Rows from a dataset of charts and code
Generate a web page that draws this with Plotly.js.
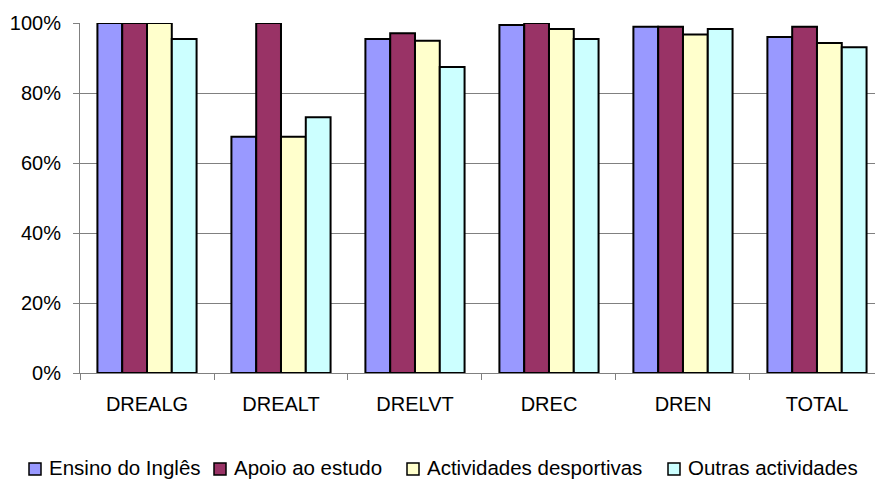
<!DOCTYPE html>
<html>
<head>
<meta charset="utf-8">
<script src="https://cdn.plot.ly/plotly-3.0.1.min.js"></script>
<style>html,body{margin:0;padding:0;background:#fff;}#chart{width:875px;height:479px;}</style>
</head>
<body>
<div id="chart"></div>
<script>
const categories = ["DREALG", "DREALT", "DRELVT", "DREC", "DREN", "TOTAL"];
const seriesNames = ["Ensino do Inglês", "Apoio ao estudo", "Actividades desportivas", "Outras actividades"];
const ensinoIngles = [1.00, 0.675, 0.954, 0.994, 0.989, 0.960];
const apoioEstudo = [1.00, 1.00, 0.971, 1.00, 0.989, 0.989];
const actDesportivas = [1.00, 0.675, 0.949, 0.983, 0.967, 0.943];
const outrasAct = [0.954, 0.731, 0.874, 0.954, 0.983, 0.931];
const seriesColors = ["#9999FF", "#993366", "#FFFFCC", "#CCFFFF"];

const values = [ensinoIngles, apoioEstudo, actDesportivas, outrasAct];
const traces = values.map((v, i) => ({
  type: "bar",
  name: seriesNames[i],
  x: categories,
  y: v,
  marker: { color: seriesColors[i], line: { color: "#000000", width: 2 } },
  hoverinfo: "x+y+name"
}));

// plot-area geometry (pixels)
const M = { l: 80, r: 0, t: 23, b: 106 };
const W = 875, H = 479;
const pw = W - M.l - M.r, ph = H - M.t - M.b;
const px2x = p => (p - M.l) / pw;
const py2y = p => (H - M.b - p) / ph;

// custom legend (one row, like the original)
const legendSquareLeft = [29, 214, 407, 668];
const sq = 12, legendCy = 467;
const shapes = [], annotations = [];
seriesNames.forEach((name, i) => {
  const x0 = legendSquareLeft[i];
  shapes.push({
    type: "rect", xref: "paper", yref: "paper",
    x0: px2x(x0), x1: px2x(x0 + sq),
    y0: py2y(legendCy + 2 + sq / 2), y1: py2y(legendCy + 2 - sq / 2),
    fillcolor: seriesColors[i], line: { color: "#000000", width: 1.5 }
  });
  annotations.push({
    xref: "paper", yref: "paper",
    x: px2x(x0 + sq + 7), y: py2y(legendCy),
    xanchor: "left", yanchor: "middle",
    text: name, showarrow: false, borderpad: 0,
    font: { size: 20.5, color: "#000000" }
  });
});

const layout = {
  width: W,
  height: H,
  margin: M,
  paper_bgcolor: "#ffffff",
  plot_bgcolor: "#ffffff",
  font: { family: "Liberation Sans, Arial, sans-serif", size: 20, color: "#000000" },
  barmode: "group",
  bargap: 0.26,
  bargroupgap: 0,
  showlegend: false,
  shapes: shapes,
  annotations: annotations,
  xaxis: {
    type: "category",
    range: [-0.5, 5.433],
    showgrid: false,
    showline: true,
    linecolor: "#808080",
    linewidth: 1,
    ticks: "outside",
    tickson: "boundaries",
    ticklen: 6,
    tickcolor: "#808080",
    tickfont: { size: 20 },
    ticklabelstandoff: 13,
    automargin: false,
    fixedrange: true
  },
  yaxis: {
    range: [0, 1],
    dtick: 0.2,
    tickformat: ".0%",
    showgrid: true,
    gridcolor: "#808080",
    gridwidth: 1,
    showline: true,
    linecolor: "#808080",
    linewidth: 1,
    ticks: "outside",
    ticklen: 6,
    tickcolor: "#808080",
    tickfont: { size: 20 },
    ticklabelstandoff: 8,
    zeroline: false,
    automargin: false,
    fixedrange: true
  }
};

Plotly.newPlot("chart", traces, layout, { displayModeBar: false });
</script>
</body>
</html>
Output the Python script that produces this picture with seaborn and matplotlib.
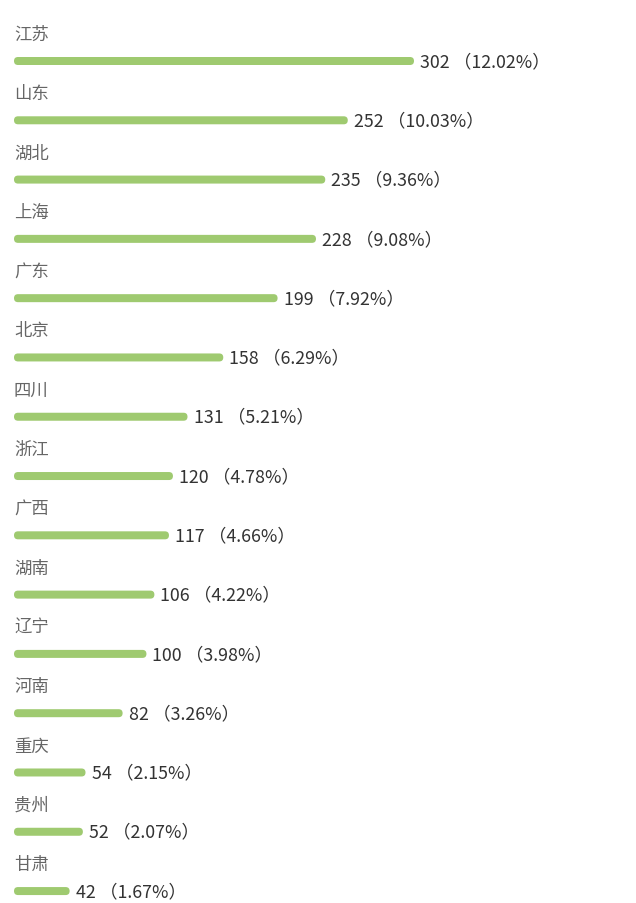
import matplotlib
matplotlib.use("Agg")
import matplotlib.pyplot as plt
import seaborn as sns
import pandas as pd
from matplotlib.patches import FancyBboxPatch

provinces = ["江苏", "山东", "湖北", "上海", "广东", "北京", "四川", "浙江",
             "广西", "湖南", "辽宁", "河南", "重庆", "贵州", "甘肃"]
values = [302, 252, 235, 228, 199, 158, 131, 120, 117, 106, 100, 82, 54, 52, 42]
percents = ["12.02%", "10.03%", "9.36%", "9.08%", "7.92%", "6.29%", "5.21%", "4.78%",
            "4.66%", "4.22%", "3.98%", "3.26%", "2.15%", "2.07%", "1.67%"]

sns.set_theme(style="white")
plt.rcParams['font.family'] = ['Noto Sans CJK SC', 'DejaVu Sans']

W, H = 636, 904
fig = plt.figure(figsize=(W / 100, H / 100), dpi=100)
left_px = 14
ax = fig.add_axes([left_px / W, 0, (W - left_px) / W, 1])

df = pd.DataFrame({"province": provinces, "value": values})
bar_h_px = 8
row_px = 59.29
sns.barplot(data=df, x="value", y="province", orient="h", color="#9fca70",
            width=bar_h_px / row_px, ax=ax, saturation=1)

px_per_x = 1.3245
xmax = (W - left_px) / px_per_x
ax.set_xlim(0, xmax)
first_px = 62
top_i = -first_px / row_px
bot_i = (H - first_px) / row_px
ax.set_ylim(bot_i, top_i)

# replace rectangles with rounded bars
mut_aspect = (1 / row_px) / (1 / px_per_x)
rad = (bar_h_px / 2) / px_per_x
for p in list(ax.patches):
    x, y = p.get_x(), p.get_y()
    w, h = p.get_width(), p.get_height()
    fc = p.get_facecolor()
    p.remove()
    fb = FancyBboxPatch((x, y), w, h,
                        boxstyle=f"round,pad=0,rounding_size={rad}",
                        mutation_aspect=mut_aspect, facecolor=fc, edgecolor="none")
    ax.add_patch(fb)

label_off = 27 / row_px
for i, (prov, v, pc) in enumerate(zip(provinces, values, percents)):
    ax.text(0, i - label_off, prov, ha="left", va="center", fontsize=12.5, color="#666666")
    ax.text(v + 6 / px_per_x, i, f"{v} （{pc}）", ha="left", va="center",
            fontsize=12.8, color="#333333")

ax.set_axis_off()
fig.savefig("out.png", dpi=100, facecolor="white")
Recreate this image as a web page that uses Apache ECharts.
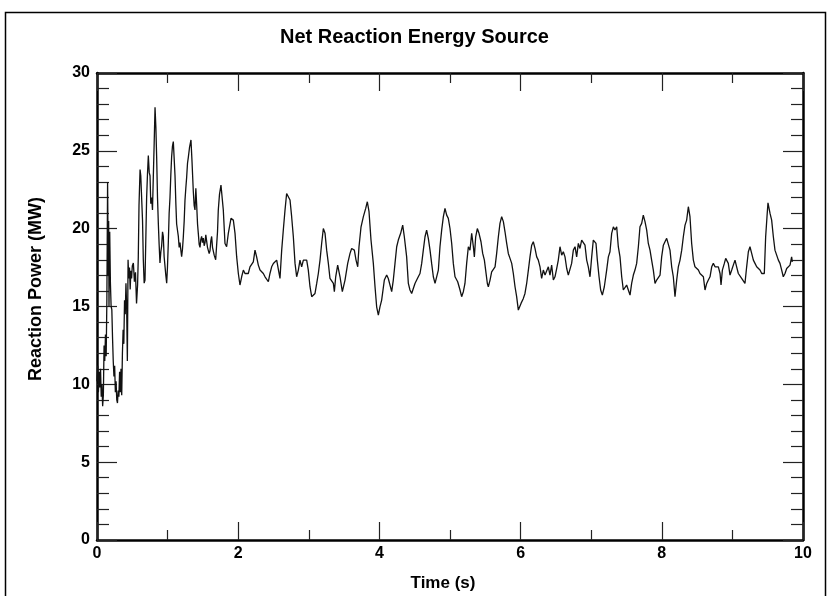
<!DOCTYPE html>
<html>
<head>
<meta charset="utf-8">
<script src="https://cdn.jsdelivr.net/npm/echarts@6/dist/echarts.min.js"></script>
<style>
html,body{margin:0;padding:0;background:#fff;}
#chart{width:829px;height:596px;}
</style>
</head>
<body>
<div id="chart"></div>
<script>
var titleText = "Net Reaction Energy Source";
var xName = "Time (s)";
var yName = "Reaction Power (MW)";
var xTicks = [0, 2, 4, 6, 8, 10];
var yTicks = [0, 5, 10, 15, 20, 25, 30];

var time = [
0.00,0.01,0.02,0.03,0.04,0.05,0.06,0.07,0.08,0.09,0.10,0.11,0.12,0.13,0.14,0.15,0.16,0.165,0.17,0.18,0.19,0.20,
0.21,0.22,0.23,0.24,0.25,0.26,0.27,0.28,0.29,0.30,0.31,0.32,0.33,0.34,0.35,0.36,0.37,0.38,0.39,0.40,0.41,0.42,
0.43,0.44,0.45,0.46,0.47,0.48,0.49,0.50,0.515,0.53,0.545,0.56,0.575,0.585,0.595,0.61,0.62,0.633,0.645,0.656,
0.668,0.68,0.69,0.703,0.715,0.727,0.74,0.751,0.762,0.774,0.786,0.798,0.81,0.822,0.834,0.845,0.857,0.869,0.88,
0.892,0.904,0.916,0.928,0.939,0.951,0.963,0.975,0.987,0.998,1.010,1.022,1.034,1.046,1.057,1.069,1.081,1.093,
1.105,1.117,1.128,1.140,1.152,1.164,1.176,1.188,1.199,1.211,1.223,1.235,1.246,1.258,1.270,1.282,1.294,1.31,
1.331,1.345,1.364,1.376,1.388,1.400,1.412,1.424,1.435,1.447,1.459,1.470,1.482,1.494,1.506,1.518,1.530,1.541,
1.553,1.565,1.577,1.589,1.601,1.612,1.624,1.636,1.648,1.660,1.672,1.681,1.695,1.707,1.718,1.735,1.756,1.789,
1.813,1.836,1.860,1.898,1.931,1.955,1.978,2.002,2.025,2.049,2.073,2.096,2.120,2.143,2.167,2.191,2.214,2.238,
2.261,2.285,2.309,2.332,2.356,2.380,2.403,2.427,2.450,2.474,2.498,2.521,2.545,2.568,2.592,2.616,2.639,2.663,
2.686,2.710,2.734,2.757,2.781,2.805,2.828,2.852,2.875,2.899,2.923,2.946,2.970,2.993,3.017,3.041,3.064,3.088,
3.112,3.135,3.159,3.182,3.206,3.230,3.253,3.277,3.300,3.324,3.348,3.362,3.381,3.409,3.442,3.475,3.513,3.551,
3.584,3.607,3.645,3.669,3.693,3.711,3.740,3.773,3.806,3.829,3.853,3.881,3.914,3.938,3.961,3.985,4.008,4.032,
4.070,4.103,4.126,4.150,4.174,4.197,4.221,4.245,4.268,4.301,4.330,4.353,4.386,4.410,4.433,4.457,4.481,4.504,
4.528,4.551,4.575,4.599,4.622,4.646,4.669,4.693,4.717,4.740,4.764,4.788,4.811,4.835,4.858,4.882,4.906,4.929,
4.953,4.976,5.000,5.024,5.047,5.071,5.109,5.142,5.165,5.189,5.212,5.236,5.260,5.283,5.307,5.331,5.345,5.364,
5.387,5.411,5.439,5.463,5.487,5.505,5.529,5.543,5.567,5.590,5.614,5.638,5.661,5.685,5.708,5.732,5.756,5.779,
5.803,5.826,5.850,5.874,5.897,5.921,5.944,5.968,5.982,6.006,6.039,6.062,6.086,6.110,6.133,6.157,6.180,6.204,
6.228,6.251,6.275,6.298,6.322,6.346,6.369,6.393,6.416,6.440,6.464,6.487,6.511,6.534,6.558,6.582,6.605,6.629,
6.653,6.676,6.700,6.723,6.747,6.771,6.794,6.818,6.841,6.865,6.889,6.912,6.936,6.959,6.983,7.007,7.030,7.054,
7.068,7.087,7.111,7.134,7.158,7.186,7.219,7.243,7.266,7.290,7.314,7.337,7.361,7.384,7.408,7.432,7.455,7.479,
7.502,7.526,7.550,7.573,7.597,7.620,7.644,7.668,7.691,7.715,7.738,7.762,7.786,7.809,7.833,7.856,7.880,7.904,
7.927,7.951,7.975,7.998,8.022,8.045,8.069,8.093,8.116,8.140,8.163,8.187,8.211,8.234,8.258,8.282,8.305,8.329,
8.352,8.376,8.399,8.423,8.447,8.470,8.494,8.518,8.541,8.565,8.589,8.612,8.636,8.659,8.683,8.707,8.730,8.754,
8.777,8.801,8.825,8.839,8.858,8.886,8.905,8.928,8.942,8.966,8.990,9.013,9.037,9.060,9.084,9.108,9.131,9.155,
9.178,9.202,9.226,9.249,9.273,9.297,9.320,9.344,9.367,9.391,9.415,9.438,9.452,9.471,9.490,9.504,9.533,9.556,
9.580,9.603,9.627,9.651,9.674,9.698,9.721,9.745,9.769,9.792,9.816,9.839,9.849
];

var power = [
10.2,11.2,9.5,10.8,9.8,11.0,9.2,10.0,8.6,9.3,12.5,11.5,13.2,11.8,15.5,23.0,17.0,20.5,15.0,19.8,16.5,15.0,
14.8,13.0,11.5,10.5,11.2,9.5,10.2,9.0,8.8,9.6,9.2,10.8,9.5,11.0,9.3,12.0,13.5,12.6,15.4,14.5,16.5,15.0,
11.5,18.0,16.8,17.5,16.1,17.3,16.8,17.6,17.8,16.6,17.2,15.2,16.4,18.2,21.5,23.8,23.4,23.4,20.5,18.0,
16.5,16.7,19.0,22.0,23.5,24.7,23.6,23.4,21.6,22.0,21.2,23.4,25.5,27.8,26.5,24.6,22.0,20.3,19.0,
17.8,18.5,18.9,19.8,19.5,18.2,18.2,17.0,16.5,17.5,19.1,21.0,22.0,23.5,24.6,25.3,25.6,24.5,
23.4,21.6,20.3,19.9,19.5,18.8,19.1,18.6,18.2,18.7,19.5,20.5,21.8,22.6,23.3,24.2,24.6,25.2,
25.7,24.4,22.4,21.5,21.2,22.6,21.5,20.3,19.7,19.0,18.8,19.3,19.5,19.1,19.4,18.9,19.1,19.6,
19.5,18.8,18.9,18.4,18.6,19.2,19.5,18.8,18.7,18.3,18.4,18.0,18.0,19.8,21.2,22.2,22.8,21.2,
19.05,18.84,19.7,20.66,20.55,19.7,18.2,17.12,16.38,16.91,17.34,17.12,17.23,17.12,17.55,17.44,17.87,18.62,
18.19,17.66,17.34,17.23,17.12,16.91,16.8,16.59,17.12,17.55,17.76,17.87,17.98,17.98,16.8,18.62,19.91,21.19,
22.26,22.37,21.84,20.77,19.48,17.77,16.91,17.34,17.98,17.55,17.98,18.09,17.98,17.34,16.27,15.63,15.63,15.84,
16.48,17.12,17.98,19.05,20.01,19.7,18.62,17.77,16.8,16.7,16.48,15.95,16.91,17.66,16.91,15.95,16.7,17.77,
18.41,18.73,18.62,17.98,17.55,18.84,20.12,20.77,21.3,21.73,21.09,19.27,17.77,16.27,14.98,14.45,14.98,15.41,
16.7,17.02,16.8,16.91,15.95,16.7,17.77,18.84,19.27,19.7,20.23,19.48,18.19,16.48,16.06,15.84,15.95,16.48,
16.7,16.91,17.12,17.77,18.62,19.48,19.91,19.38,18.62,17.77,16.91,16.48,16.59,17.34,18.84,19.91,20.77,21.3,
20.87,20.66,20.01,19.05,17.77,16.91,16.59,16.06,15.63,15.95,16.48,17.77,18.84,18.62,19.7,18.84,18.19,19.48,
20.01,19.7,19.16,18.41,17.98,17.34,16.48,16.27,16.7,17.23,17.12,17.55,18.41,19.48,20.34,20.77,20.45,19.8,
19.05,18.41,18.09,17.77,17.12,16.27,15.63,14.77,14.66,15.2,15.52,15.84,16.48,17.34,18.19,18.94,19.16,18.73,
18.19,17.98,17.55,16.8,17.34,17.02,16.91,17.55,17.02,17.66,16.7,16.91,17.44,17.98,18.84,18.3,18.52,18.19,
17.44,17.02,16.91,17.77,18.62,18.84,18.19,19.05,18.73,19.27,19.16,18.94,17.98,17.55,16.91,18.19,19.27,19.38,
19.05,17.98,16.91,16.06,15.73,16.27,17.34,18.19,18.52,19.7,20.12,19.91,20.12,18.84,18.19,16.91,16.06,15.95,
16.38,16.06,15.73,16.48,17.02,17.34,17.77,18.84,20.12,20.34,20.87,20.45,19.91,19.05,18.62,17.98,17.34,16.48,
16.7,16.8,17.02,18.19,18.94,19.16,19.38,19.27,18.62,17.55,16.91,15.63,16.7,17.55,17.98,18.62,19.48,20.23,
20.55,21.41,20.77,19.05,17.98,17.55,17.44,17.34,17.12,17.12,16.91,16.06,16.48,16.7,16.91,17.55,17.77,17.55,
17.66,17.55,17.12,16.38,17.34,17.77,18.09,18.19,17.77,17.02,17.34,17.66,17.98,17.55,17.12,17.23,16.8,16.7,
16.48,17.55,18.52,18.84,18.41,17.98,17.77,17.55,17.44,17.34,17.12,17.02,17.12,19.48,20.77,21.66,20.98,20.55,
19.48,18.62,18.3,17.98,17.77,17.34,16.91,17.12,17.44,17.34,17.66,18.19,17.87
];

var seriesData = time.map(function (t, i) { return [t, power[i]]; });

var labelFont = {color: '#000', fontFamily: 'Liberation Sans, Arial, sans-serif', fontWeight: 'bold', fontSize: 16};

function xAxisCfg(pos, showLabel) {
  return {
    type: 'value', position: pos, min: xTicks[0], max: xTicks[xTicks.length - 1],
    interval: xTicks[1] - xTicks[0],
    axisLine: {show: true, onZero: false, lineStyle: {color: '#000', width: 2.5}},
    axisTick: {show: true, inside: true, length: 18, lineStyle: {color: '#222', width: 1.2}},
    minorTick: {show: true, splitNumber: 2, length: 10, lineStyle: {color: '#222', width: 1.2}},
    splitLine: {show: false},
    axisLabel: Object.assign({show: showLabel, margin: 6}, labelFont)
  };
}
function yAxisCfg(pos, showLabel) {
  return {
    type: 'value', position: pos, min: yTicks[0], max: yTicks[yTicks.length - 1],
    interval: yTicks[1] - yTicks[0],
    axisLine: {show: true, onZero: false, lineStyle: {color: '#000', width: 2.5}},
    axisTick: {show: true, inside: true, length: 20, lineStyle: {color: '#222', width: 1.2}},
    minorTick: {show: true, splitNumber: 5, length: 12, lineStyle: {color: '#222', width: 1.2}},
    splitLine: {show: false},
    axisLabel: Object.assign({show: showLabel, margin: 7}, labelFont)
  };
}

var chart = echarts.init(document.getElementById('chart'), null, {renderer: 'canvas'});
chart.setOption({
  backgroundColor: '#fff',
  animation: false,
  title: {
    text: titleText, left: 'center', top: 22,
    textStyle: {color: '#000', fontFamily: 'Liberation Sans, Arial, sans-serif', fontWeight: 'bold', fontSize: 20}
  },
  grid: {left: 97, top: 73, width: 706, height: 467, containLabel: false},
  xAxis: [xAxisCfg('bottom', true), xAxisCfg('top', false)],
  yAxis: [yAxisCfg('left', true), yAxisCfg('right', false)],
  graphic: [
    {type: 'rect', shape: {x: 5.5, y: 12.5, width: 820, height: 600}, style: {fill: 'none', stroke: '#000', lineWidth: 1.5}, z: -1},
    {type: 'text', x: 443, y: 583, style: {text: xName, fill: '#000', font: 'bold 17px "Liberation Sans", Arial, sans-serif', textAlign: 'center', textVerticalAlign: 'middle'}},
    {type: 'text', x: 36, y: 289, rotation: Math.PI / 2, style: {text: yName, fill: '#000', font: 'bold 18px "Liberation Sans", Arial, sans-serif', textAlign: 'center', textVerticalAlign: 'middle'}}
  ],
  series: [{
    type: 'line', xAxisIndex: 0, yAxisIndex: 0, data: seriesData,
    showSymbol: false, symbol: 'none', smooth: false,
    lineStyle: {color: '#111', width: 1.3}
  }]
});
</script>
</body>
</html>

▶ **Stated goal**: Establish how many lines of the material above hold the word "page". Nothing but the count should be returned.

▶ **Worked answer**: 2